C’est à cette condition que la dette se réduira : non pas parce qu’on aura comprimé inutilement la dépense publique, mais parce que la dépense publique est susceptible de soutenir la croissance. Une croissance qui engendre en fin de course les recettes fiscales permettant de résorber les déficits.
Souvenons nous qu’entre 1998 et 2001, un taux de croissance supérieur à 3% avait suffit à ramener les comptes sociaux à l’équilibre.
Le dicton du jour : «trop de rigueur tue la rigueur !».
La question du jour : la baisse du pouvoir d’achat est-elle une illusion ?
Elle est en tout cas la préoccupation n°1 des Français. A l’heure où les prix flambent et où les entreprises cotées font des bénéfices records, les conflits sur les salaires réapparaissent même dans le secteur privé. Le MEDEF n’a pourtant de cesse de répéter que la baisse du pouvoir d’achat n’est pas réelle mais ressentie.

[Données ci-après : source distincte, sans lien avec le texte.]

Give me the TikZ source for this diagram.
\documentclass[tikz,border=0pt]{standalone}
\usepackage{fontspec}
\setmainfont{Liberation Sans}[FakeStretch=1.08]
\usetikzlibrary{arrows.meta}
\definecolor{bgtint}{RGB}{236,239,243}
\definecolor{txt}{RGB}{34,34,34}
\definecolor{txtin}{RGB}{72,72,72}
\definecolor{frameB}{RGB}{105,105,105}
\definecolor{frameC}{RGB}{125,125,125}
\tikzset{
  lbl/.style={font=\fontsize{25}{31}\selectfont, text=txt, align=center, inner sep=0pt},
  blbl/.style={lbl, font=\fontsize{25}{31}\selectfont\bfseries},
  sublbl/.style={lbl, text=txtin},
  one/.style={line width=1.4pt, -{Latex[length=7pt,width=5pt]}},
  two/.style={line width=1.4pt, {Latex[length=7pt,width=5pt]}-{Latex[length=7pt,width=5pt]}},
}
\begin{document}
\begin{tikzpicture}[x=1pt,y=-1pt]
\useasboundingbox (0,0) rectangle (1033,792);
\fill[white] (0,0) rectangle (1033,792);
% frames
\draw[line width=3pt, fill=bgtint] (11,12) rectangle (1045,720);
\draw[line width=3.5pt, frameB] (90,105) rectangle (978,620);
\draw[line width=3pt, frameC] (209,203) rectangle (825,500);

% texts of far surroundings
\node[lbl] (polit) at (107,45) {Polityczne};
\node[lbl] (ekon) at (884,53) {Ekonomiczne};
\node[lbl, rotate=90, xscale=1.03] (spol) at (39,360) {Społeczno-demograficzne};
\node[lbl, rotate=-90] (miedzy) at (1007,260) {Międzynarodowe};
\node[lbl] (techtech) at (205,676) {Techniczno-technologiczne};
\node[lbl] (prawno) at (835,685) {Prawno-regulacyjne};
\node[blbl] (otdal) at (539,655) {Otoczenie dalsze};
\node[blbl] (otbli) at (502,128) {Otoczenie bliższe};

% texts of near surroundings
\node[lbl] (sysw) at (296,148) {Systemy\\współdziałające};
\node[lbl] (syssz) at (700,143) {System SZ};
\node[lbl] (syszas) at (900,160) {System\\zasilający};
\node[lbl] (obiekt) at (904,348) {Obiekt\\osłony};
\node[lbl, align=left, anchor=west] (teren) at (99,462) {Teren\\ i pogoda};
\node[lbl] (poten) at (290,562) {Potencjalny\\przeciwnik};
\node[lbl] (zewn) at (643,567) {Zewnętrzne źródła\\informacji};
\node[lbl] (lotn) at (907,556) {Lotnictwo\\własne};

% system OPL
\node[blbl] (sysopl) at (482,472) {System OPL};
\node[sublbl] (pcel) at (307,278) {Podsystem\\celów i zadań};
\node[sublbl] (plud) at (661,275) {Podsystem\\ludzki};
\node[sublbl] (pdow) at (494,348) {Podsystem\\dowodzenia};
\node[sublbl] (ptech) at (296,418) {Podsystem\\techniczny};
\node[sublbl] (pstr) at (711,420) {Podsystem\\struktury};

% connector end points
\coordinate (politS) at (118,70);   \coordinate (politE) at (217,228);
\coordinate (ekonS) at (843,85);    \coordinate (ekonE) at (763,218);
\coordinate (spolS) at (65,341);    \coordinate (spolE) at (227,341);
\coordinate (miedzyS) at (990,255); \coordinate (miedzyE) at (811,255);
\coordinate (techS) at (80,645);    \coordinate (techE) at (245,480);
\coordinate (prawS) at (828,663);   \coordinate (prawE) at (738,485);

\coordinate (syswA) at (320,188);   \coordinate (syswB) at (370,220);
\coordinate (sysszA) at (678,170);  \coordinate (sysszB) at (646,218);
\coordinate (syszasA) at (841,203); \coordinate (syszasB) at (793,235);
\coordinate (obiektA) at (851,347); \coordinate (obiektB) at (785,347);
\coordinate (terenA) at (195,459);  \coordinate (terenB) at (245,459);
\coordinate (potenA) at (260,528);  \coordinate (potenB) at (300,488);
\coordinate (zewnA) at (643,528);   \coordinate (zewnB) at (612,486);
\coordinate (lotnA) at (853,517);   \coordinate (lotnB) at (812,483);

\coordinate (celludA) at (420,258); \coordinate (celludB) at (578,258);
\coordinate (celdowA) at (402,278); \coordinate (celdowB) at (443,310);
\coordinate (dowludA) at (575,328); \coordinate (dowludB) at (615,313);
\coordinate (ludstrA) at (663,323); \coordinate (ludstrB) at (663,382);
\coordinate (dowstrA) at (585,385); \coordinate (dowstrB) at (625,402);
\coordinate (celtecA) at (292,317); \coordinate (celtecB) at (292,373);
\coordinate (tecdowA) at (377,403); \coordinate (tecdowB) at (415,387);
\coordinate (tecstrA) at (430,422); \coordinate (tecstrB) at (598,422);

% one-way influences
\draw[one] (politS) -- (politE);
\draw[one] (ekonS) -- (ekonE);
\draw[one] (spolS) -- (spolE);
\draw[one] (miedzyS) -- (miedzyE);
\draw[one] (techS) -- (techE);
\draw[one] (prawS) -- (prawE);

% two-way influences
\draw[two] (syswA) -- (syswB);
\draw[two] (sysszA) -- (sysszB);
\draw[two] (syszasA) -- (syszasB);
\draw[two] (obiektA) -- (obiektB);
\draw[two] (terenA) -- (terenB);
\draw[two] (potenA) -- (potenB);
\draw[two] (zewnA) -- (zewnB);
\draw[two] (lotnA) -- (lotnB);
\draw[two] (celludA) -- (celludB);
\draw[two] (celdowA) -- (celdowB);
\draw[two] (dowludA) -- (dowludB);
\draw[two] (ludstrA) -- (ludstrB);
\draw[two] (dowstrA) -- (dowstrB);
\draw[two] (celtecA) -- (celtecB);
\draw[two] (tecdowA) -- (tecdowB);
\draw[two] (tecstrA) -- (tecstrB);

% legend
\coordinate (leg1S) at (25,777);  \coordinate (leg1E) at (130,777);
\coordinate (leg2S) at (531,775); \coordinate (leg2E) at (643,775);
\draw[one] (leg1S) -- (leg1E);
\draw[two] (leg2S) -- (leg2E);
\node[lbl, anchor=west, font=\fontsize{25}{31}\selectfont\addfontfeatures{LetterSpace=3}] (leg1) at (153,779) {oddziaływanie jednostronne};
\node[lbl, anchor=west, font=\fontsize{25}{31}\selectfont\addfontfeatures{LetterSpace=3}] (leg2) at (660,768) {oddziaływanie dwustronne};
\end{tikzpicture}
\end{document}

Patricia Martin : Alors qui croire ?
LHN : Bernard Marris a rappelé vendredi dernier que le revenu salarial net moyen calculé par l’INSEE avait stagné de 1978 à 2002 et qu’il a baissé depuis 5 ans.
Si l’on tient compte de l’inflation, en moyenne de 2% par an, le pouvoir d’achat d’une grande partie de la population a donc bel et bien été entamé depuis 30 ans, d’autant plus que le poids du logement est sous-estimé dans l’indice des prix de l’INSEE. Celui-ci considère que les dépenses de logement représentent seulement 14% du budget d’un ménage, alors qu’en réalité, ce chiffre approche parfois la moitié du revenu !
De plus, on sait maintenant que les prix dans la grande distribution ont grimpé de 29% depuis le passage à l’euro et que certains produits de consommation courante ont encore augmenté de près de 40% depuis 3 mois !
P.M. : Le pouvoir d’achat a-t-il baissé pour tout le monde ?
Non. Au cours de ces 10 dernières années, le revenu déclaré des 5% des contribuables français les plus riches a augmenté de 11%. Le revenu des 1% les plus aisés a augmenté de 19,4% et celui des 0,1% les plus fortunés de 32%.
Dans ces conditions, il n’est pas étonnant que la croissance française soit devenue tributaire de la consommation et de la spéculation des classes aisées.
Quant à ceux qui se lèvent tôt, les réformes structurelles de la protection sociale et du marché du travail aggraveront leurs situations, déjà difficiles. La moitié de la population gagne moins de 1480 euros par mois. 17% des salariés sont au SMIC et 7 millions de pauvres vivent avec moins de 718 euros par mois. Les classes moyennes ne sont plus épargnées.
Alors que la France subit une panne d’investissement, la baisse du pouvoir d’achat des classes populaires accentuera encore le repli de la croissance, qui sera inférieure aux hypothèses sur lesquelles la loi de finance a été construite. Les déficits se creuseront donc à nouveaux inutilement. Par conséquent, la hausse des salaires est non seulement une urgence sociale. Elle aussi devenue une nécessité macroéconomique.
P.M. : La situation va-t-elle s’arranger en 2008 ?
Pas vraiment. Le gouvernement projetait d’augmenter la TVA. Il faudrait la baisser.
Les salariés du public vont encore perdre du pouvoir d’achat. Leurs salaires n’augmenteront que de 0,5% en mars et de 0,3% en octobre, soit 0,56% en moyenne annuelle alors que le niveau général des prix flirte avec les 3% et que certains produits flambent.
Ces piètres augmentations serviront de référence dans le privé où les syndicats affaiblis n’obtiendront guère mieux.
Toutefois, la dégradation des salaires est telle que certaines entreprises, face à la résurgence de conflits, commencent à renouer avec la bonne vieille augmentation générale indexée sur l’inflation et les gains de productivité.
Le dicton du jour : «La feuille de paie n’est pas l’ennemie de l’emploi», c’était de Jacques Chirac en avril 1995.